Но, отъехав несколько верст от Новочеркасска, Пантелей Прокофьевич увидел из окна аванпосты баварской конницы. Группа конных немцев двигалась по обочине железнодорожного полотна навстречу поезду. Всадники спокойно сутулились в седлах, упитанные ширококрупые лошади мотали куце обрезанными хвостами, лоснились под ярким солнцем. Клонясь вперед, страдальчески изогнув бровь, глядел Пантелей Прокофьевич, как копыта немецких коней победно, с переплясом попирают казачью землю, и долго после понуро горбатился, сопел, повернувшись к окну широкой спиной.
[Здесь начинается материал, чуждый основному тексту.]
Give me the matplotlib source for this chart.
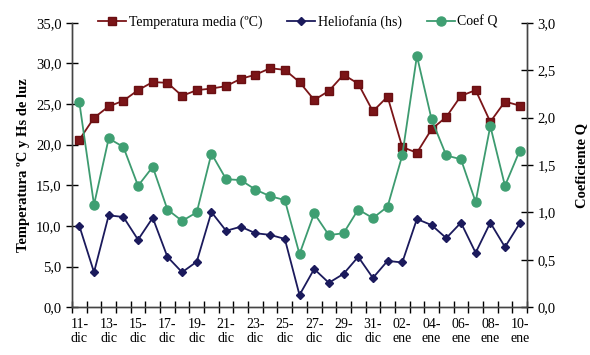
import matplotlib.pyplot as plt
import numpy as np

plt.rcParams['font.family'] = ['Liberation Serif', 'DejaVu Serif']

# Fechas (11-dic a 10-ene)
fechas = ['11-dic', '12-dic', '13-dic', '14-dic', '15-dic', '16-dic', '17-dic', '18-dic',
          '19-dic', '20-dic', '21-dic', '22-dic', '23-dic', '24-dic', '25-dic', '26-dic',
          '27-dic', '28-dic', '29-dic', '30-dic', '31-dic', '01-ene', '02-ene', '03-ene',
          '04-ene', '05-ene', '06-ene', '07-ene', '08-ene', '09-ene', '10-ene']

temperatura = [20.6, 23.3, 24.7, 25.4, 26.7, 27.7, 27.6, 26.0, 26.7, 26.9, 27.2, 28.1,
               28.6, 29.4, 29.2, 27.7, 25.5, 26.6, 28.6, 27.5, 24.1, 25.9, 19.7, 19.0,
               21.9, 23.4, 26.0, 26.7, 22.8, 25.3, 24.8]
heliofania = [10.0, 4.3, 11.3, 11.1, 8.3, 11.0, 6.2, 4.3, 5.6, 11.7, 9.4, 9.9, 9.1, 8.9,
              8.4, 1.5, 4.7, 3.0, 4.1, 6.2, 3.6, 5.7, 5.5, 10.85, 10.1, 8.5, 10.4, 6.7,
              10.4, 7.4, 10.3]
coef_q = [2.16, 1.08, 1.78, 1.69, 1.28, 1.48, 1.03, 0.91, 1.00, 1.62, 1.35, 1.34, 1.24,
          1.17, 1.13, 0.56, 0.99, 0.76, 0.78, 1.03, 0.94, 1.06, 1.60, 2.65, 1.98, 1.60,
          1.56, 1.11, 1.91, 1.28, 1.65]

c_temp = '#7b1518'
c_helio = '#1b1a5c'
c_q = '#3d9b70'

fig = plt.figure(figsize=(5.9, 3.55), dpi=100)
ax1 = fig.add_axes([72 / 590, 1 - 307.2 / 355, (527 - 72) / 590, (307.2 - 22.7) / 355])
ax2 = ax1.twinx()

x = np.arange(len(fechas))
l1, = ax1.plot(x, temperatura, color=c_temp, marker='s', markersize=6, linewidth=1.3,
               label='Temperatura media (ºC)')
l2, = ax1.plot(x, heliofania, color=c_helio, marker='D', markersize=4.5, linewidth=1.3,
               label='Heliofanía (hs)')
l3, = ax2.plot(x, coef_q, color=c_q, marker='o', markersize=6.5, linewidth=1.3,
               markerfacecolor='#3f9f72', markeredgecolor='#3f9f72', label='Coef Q')
l1.set_markeredgecolor('#6a0f12')

ax1.set_xlim(-0.5, len(fechas) - 0.5)
ax1.set_ylim(0, 35)
ax2.set_ylim(0, 3)
ax1.set_yticks(np.arange(0, 35.1, 5))
ax1.set_yticklabels([f'{v:.1f}'.replace('.', ',') for v in np.arange(0, 35.1, 5)])
ax2.set_yticks(np.arange(0, 3.01, 0.5))
ax2.set_yticklabels([f'{v:.1f}'.replace('.', ',') for v in np.arange(0, 3.01, 0.5)])

ax1.set_xticks(x[::2])
ax1.set_xticklabels([f.replace('-', '-\n') for f in fechas[::2]], fontsize=10,
                    linespacing=1.05)
ax1.set_xticks(np.arange(-0.5, len(fechas), 1), minor=True)
ax1.tick_params(axis='x', which='major', length=0, pad=8)
ax1.tick_params(axis='x', which='minor', length=8, direction='inout', width=1)
ax1.tick_params(axis='y', length=8, direction='inout', labelsize=10.5, width=1)
ax2.tick_params(axis='y', length=8, direction='inout', labelsize=10.5, width=1)

for ax in (ax1, ax2):
    ax.spines['top'].set_visible(False)
    for s in ('left', 'right', 'bottom'):
        ax.spines[s].set_color('#444444')
        ax.spines[s].set_linewidth(1)

ax1.set_ylabel('Temperatura ºC y Hs de luz', fontsize=10.5, fontweight='bold', labelpad=4)
ax2.set_ylabel('Coeficiente Q', fontsize=10.5, fontweight='bold', labelpad=14)

fig.legend(handles=[l1, l2, l3], loc='center', bbox_to_anchor=(298 / 590, 1 - 22 / 355),
           ncol=3, frameon=False, fontsize=10, handlelength=2.0, columnspacing=1.8,
           handletextpad=0.2, borderaxespad=0)

fig.savefig('out.png', dpi=100, facecolor='white')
– Большинство граждан России, как некогда Пантелей Прокофьевич, после избрания первым президентом России Б. Н. Ельцина были «начинены взрывчатой радостью» и убеждены, что власть попала в надежные руки. Но когда рядом с президентом стали появляться по правую и по левую руку от него вовсе не русские и не коренные граждане России, а иммигранты, которые начали проводить не народную политику, не созидательную, а разрушительную для страны и народа, то «понуро сгорбатились и засопели»…
– Петро ласково глядел на брата, все так же длительно и нехорошо улыбаясь. Движением губ он стер улыбку, – огрубел лицом, сказал:
– Ты гляди, как народ разделили, гады! Будто с плугом проехались: один – в одну сторону, другой – в другую, как под лемешом. Чортова жизнь, и время страшное! Один другого уж не угадывает… Вот ты, – круто перевел он разговор, – ты вот, – брат мне родной, а я тебя не пойму, ей-богу! Чую, что ты уходишь как-то от меня… Правду говорю? – и сам себе ответил: – Правду. Мутишься ты… Боюсь, переметнешься ты к красным… Ты, Гришатка, до сих пор себя не нашел.
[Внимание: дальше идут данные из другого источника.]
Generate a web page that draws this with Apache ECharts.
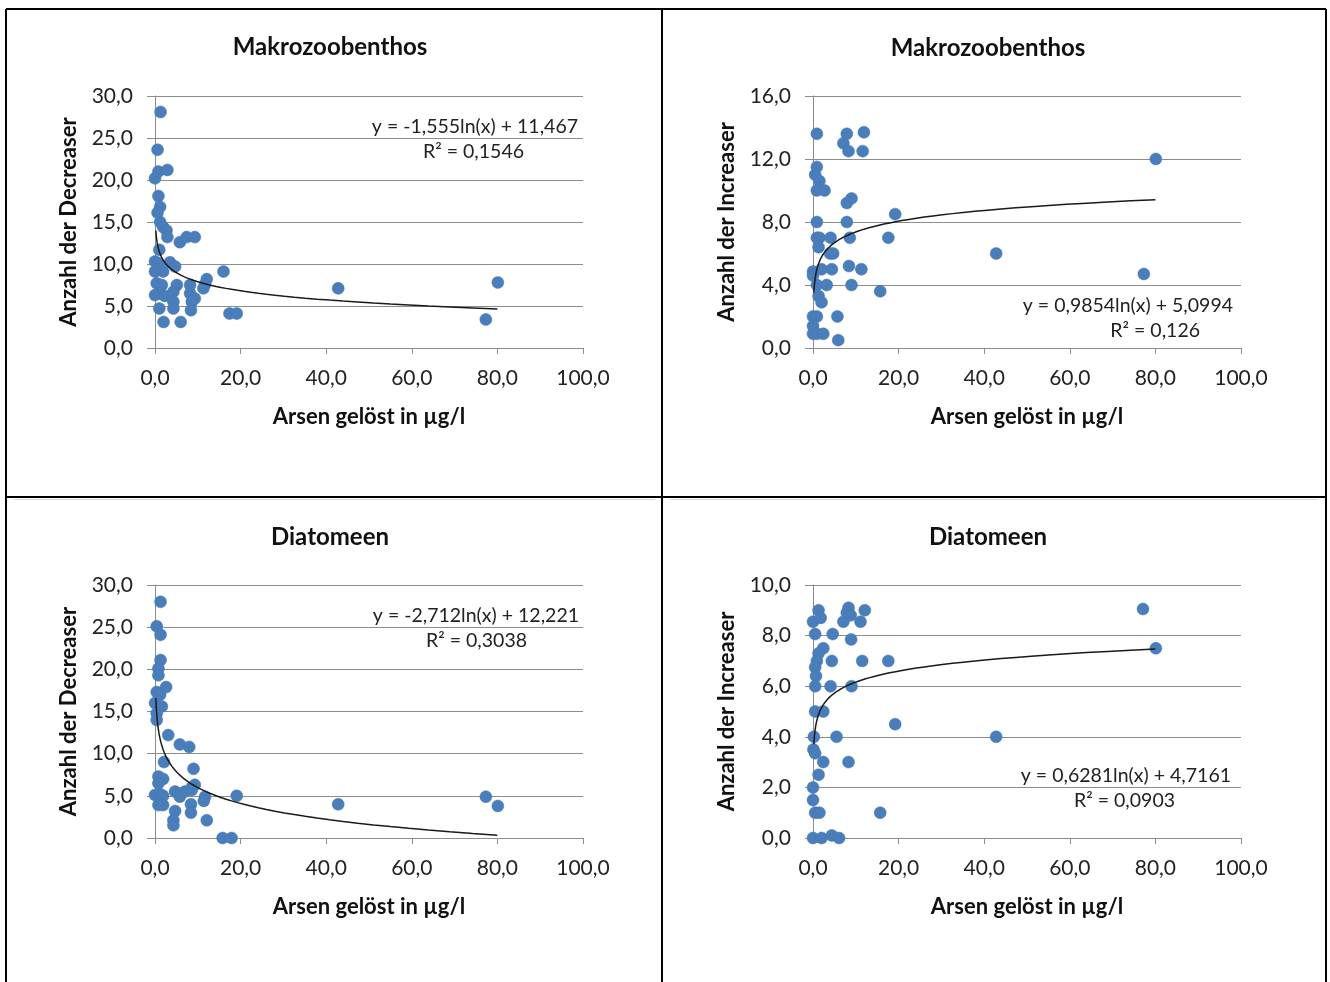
<!DOCTYPE html>
<html><head><meta charset="utf-8">
<script src="https://cdn.jsdelivr.net/npm/echarts@6/dist/echarts.min.js"></script>
<style>html,body{margin:0;padding:0;background:#fff}#c{width:1330px;height:982px}</style>
</head><body><div id="c"></div>
<script>
// ---- data ----
const xTicks = [0, 20, 40, 60, 80, 100];
const titles = ["Makrozoobenthos", "Makrozoobenthos", "Diatomeen", "Diatomeen"];
const yNames = ["Anzahl der Decreaser", "Anzahl der Increaser", "Anzahl der Decreaser", "Anzahl der Increaser"];
const xName = "Arsen gelöst in µg/l";
const yMax = [30, 16, 30, 10];
const yStep = [5, 4, 5, 2];
const trendA = [-1.555, 0.9854, -2.712, 0.6281];
const trendB = [11.467, 5.0994, 12.221, 4.7161];
const eqTexts = ["y = -1,555ln(x) + 11,467", "y = 0,9854ln(x) + 5,0994", "y = -2,712ln(x) + 12,221", "y = 0,6281ln(x) + 4,7161"];
const r2Texts = ["R² = 0,1546", "R² = 0,126", "R² = 0,3038", "R² = 0,0903"];
const trendXRange = [0.2, 80];

const mzbDecreaser = [[1.3,28.1],[0.6,23.6],[0,20.2],[0.8,21.0],[2.9,21.2],[0.8,18.1],[1.2,16.8],[0.6,16.1],[1.2,15.0],[1.9,14.4],[2.7,14.0],[2.9,13.2],[5.8,12.6],[7.4,13.2],[9.3,13.2],[1.0,11.7],[0,10.3],[0.8,10.1],[3.5,10.2],[4.7,9.7],[0,9.1],[1.9,9.1],[16.0,9.1],[12.1,8.2],[11.7,7.6],[0.4,7.7],[1.6,7.5],[5.1,7.5],[8.2,7.5],[11.3,7.1],[1.2,6.5],[0,6.3],[2.3,6.2],[4.3,6.7],[8.2,6.5],[9.3,5.9],[4.3,5.5],[8.6,5.5],[1.0,4.7],[4.3,4.7],[8.4,4.5],[2.0,3.1],[6.0,3.1],[17.4,4.1],[19.1,4.1],[42.8,7.1],[80.1,7.8],[77.3,3.4]];
const mzbIncreaser = [[0.9,13.6],[7.9,13.6],[11.9,13.7],[7.1,13.0],[8.3,12.5],[11.6,12.5],[0.9,11.5],[0.5,11.0],[1.5,10.6],[0.9,10.0],[2.7,10.0],[9.0,9.5],[7.9,9.2],[19.2,8.5],[0.9,8.0],[7.9,8.0],[0.9,7.0],[1.5,7.0],[4.1,7.0],[8.6,7.0],[17.6,7.0],[1.3,6.4],[4.0,6.0],[4.7,6.0],[0,4.85],[0,4.6],[2.0,5.0],[4.4,5.0],[8.4,5.2],[11.3,5.0],[0.9,4.0],[3.2,4.0],[9.0,4.0],[15.7,3.6],[1.3,3.3],[2.0,2.9],[0,2.0],[0.9,2.0],[5.7,2.0],[0,1.4],[0,0.9],[0.9,0.9],[2.4,0.9],[5.9,0.5],[80.1,12.0],[42.8,6.0],[77.3,4.7]];
const diaDecreaser = [[1.3,28.0],[0.4,25.1],[1.3,24.1],[1.3,21.1],[0.8,20.1],[0.8,19.3],[2.6,17.9],[0.4,17.3],[1.2,17.0],[0,16.0],[1.6,15.6],[0.4,14.8],[0.4,14.0],[3.1,12.2],[5.8,11.1],[8.0,10.8],[2.1,9.0],[9.0,8.2],[0.8,7.3],[1.9,7.0],[0.8,6.5],[9.3,6.3],[8.6,6.0],[0,5.1],[1.2,5.2],[1.9,5.0],[4.7,5.5],[5.8,4.9],[7.0,5.5],[8.6,5.7],[11.7,4.9],[11.4,4.4],[19.1,5.0],[0.8,3.9],[1.9,3.9],[4.7,3.2],[8.4,4.0],[8.4,3.0],[4.3,2.1],[4.3,1.5],[12.1,2.1],[15.8,0],[17.9,0],[42.8,4.0],[77.3,4.9],[80.1,3.8]];
const diaIncreaser = [[1.3,9.0],[8.3,9.1],[7.9,8.9],[12.1,9.0],[0,8.55],[1.8,8.7],[7.1,8.55],[11.1,8.55],[8.8,8.8],[0.5,8.06],[4.6,8.06],[8.9,7.85],[2.4,7.5],[1.3,7.3],[0.9,7.0],[4.4,7.0],[11.5,7.0],[17.6,7.0],[0.5,6.75],[0.7,6.4],[0.5,6.0],[4.1,6.0],[9.0,6.0],[0.5,5.0],[2.4,5.0],[19.2,4.5],[0.2,4.0],[5.5,4.0],[0.1,3.5],[0.5,3.35],[2.4,3.0],[8.3,3.0],[1.3,2.5],[0,2.0],[0,1.5],[0.5,1.0],[1.5,1.0],[15.7,1.0],[0,0],[2.0,0],[4.4,0.1],[6.1,0],[77.1,9.05],[80.1,7.5],[42.8,4.0]];
const panelData = [mzbDecreaser, mzbIncreaser, diaDecreaser, diaIncreaser];

// ---- layout ----
const FONT = 'Lato';
const grids = [
  {left: 155, top: 96, width: 428, height: 252},
  {left: 813, top: 96, width: 428, height: 252},
  {left: 155, top: 585, width: 428, height: 253},
  {left: 813, top: 585, width: 428, height: 253}
];
const titlePos = [[330, 47], [988, 48], [330, 537], [988, 537]];
const eqPos = [[578, 127, 524, 152], [1233, 306, 1200, 331], [579, 616, 527, 641], [1231, 776, 1175, 801]];
const fmt = v => v.toFixed(1).replace('.', ',');
const axisGray = '#8c8c8c';

function trendLine(i) {
  const pts = [];
  const n = 80;
  const l0 = Math.log(trendXRange[0]), l1 = Math.log(trendXRange[1]);
  for (let k = 0; k <= n; k++) {
    const x = Math.exp(l0 + (l1 - l0) * k / n);
    pts.push([x, trendA[i] * Math.log(x) + trendB[i]]);
  }
  return pts;
}

const xAxes = [], yAxes = [], series = [], graphic = [];
for (let i = 0; i < 4; i++) {
  xAxes.push({
    type: 'value', gridIndex: i, min: 0, max: 100, interval: 20,
    name: xName, nameLocation: 'middle', nameGap: 58,
    nameTextStyle: {fontFamily: FONT, fontSize: 22, fontWeight: 'bold', color: '#111'},
    axisLine: {show: true, lineStyle: {color: axisGray, width: 1}},
    axisTick: {show: true, length: 6, lineStyle: {color: axisGray}},
    axisLabel: {margin: 20, fontFamily: FONT, fontSize: 21, color: '#222', formatter: fmt},
    splitLine: {show: false}
  });
  yAxes.push({
    type: 'value', gridIndex: i, min: 0, max: yMax[i], interval: yStep[i],
    name: yNames[i], nameLocation: 'middle', nameGap: 75, nameRotate: 90,
    nameTextStyle: {fontFamily: FONT, fontSize: 22, fontWeight: 'bold', color: '#111'},
    axisLine: {show: true, lineStyle: {color: axisGray, width: 1}},
    axisTick: {show: true, length: 8, lineStyle: {color: axisGray}},
    axisLabel: {margin: 22, fontFamily: FONT, fontSize: 21, color: '#222', formatter: fmt},
    splitLine: {show: true, lineStyle: {color: axisGray, width: 1}}
  });
  series.push({
    type: 'scatter', xAxisIndex: i, yAxisIndex: i, data: panelData[i],
    symbolSize: 12, itemStyle: {color: '#4a7ebb', borderColor: '#4577b2', borderWidth: 0.5, opacity: 1},
    z: 2, silent: true
  });
  series.push({
    type: 'line', xAxisIndex: i, yAxisIndex: i, data: trendLine(i),
    showSymbol: false, symbol: 'none', smooth: false,
    lineStyle: {color: '#1a1a1a', width: 1.5}, z: 3, silent: true
  });
  graphic.push({
    type: 'text', x: titlePos[i][0], y: titlePos[i][1],
    style: {text: titles[i], font: 'bold 24px ' + FONT, fill: '#111', textAlign: 'center', textVerticalAlign: 'middle'}
  });
  graphic.push({
    type: 'text', x: eqPos[i][0], y: eqPos[i][1],
    style: {text: eqTexts[i], font: '19.5px ' + FONT, fill: '#222', textAlign: 'right', textVerticalAlign: 'middle'}
  });
  graphic.push({
    type: 'text', x: eqPos[i][2], y: eqPos[i][3],
    style: {text: r2Texts[i], font: '19.5px ' + FONT, fill: '#222', textAlign: 'right', textVerticalAlign: 'middle'}
  });
}

// table borders
const bw = 2;
const lines = [
  [6, 9, 1326, 9], [6, 497, 1326, 497],
  [6, 9, 6, 982], [662, 9, 662, 982], [1326, 9, 1326, 982]
];
lines.forEach(l => graphic.push({type: 'line', shape: {x1: l[0], y1: l[1], x2: l[2], y2: l[3]}, style: {stroke: '#000', lineWidth: bw}, z: 10}));
graphic.push({type: 'line', shape: {x1: 14, y1: 499.5, x2: 655, y2: 499.5}, style: {stroke: '#d9d9d9', lineWidth: 1}});
graphic.push({type: 'line', shape: {x1: 670, y1: 499.5, x2: 1318, y2: 499.5}, style: {stroke: '#d9d9d9', lineWidth: 1}});

const chart = echarts.init(document.getElementById('c'), null, {renderer: 'canvas'});
chart.setOption({
  animation: false,
  backgroundColor: '#fff',
  grid: grids.map(g => Object.assign({containLabel: false}, g)),
  xAxis: xAxes, yAxis: yAxes, series: series, graphic: graphic
});
</script></body></html>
– А ты нашел? – спросил Григорий, глядя, как за невидимой чертой Хопра, за меловой горою садится солнце, горит закат и обожженными черными хлопьями несутся оттуда облака.
– Нашел. Я на свою борозду попал. С нее меня не спихнешь! Я, Гришка, шататься, как ты, не буду.
– Хо? – обозленно выжал Григорий улыбку.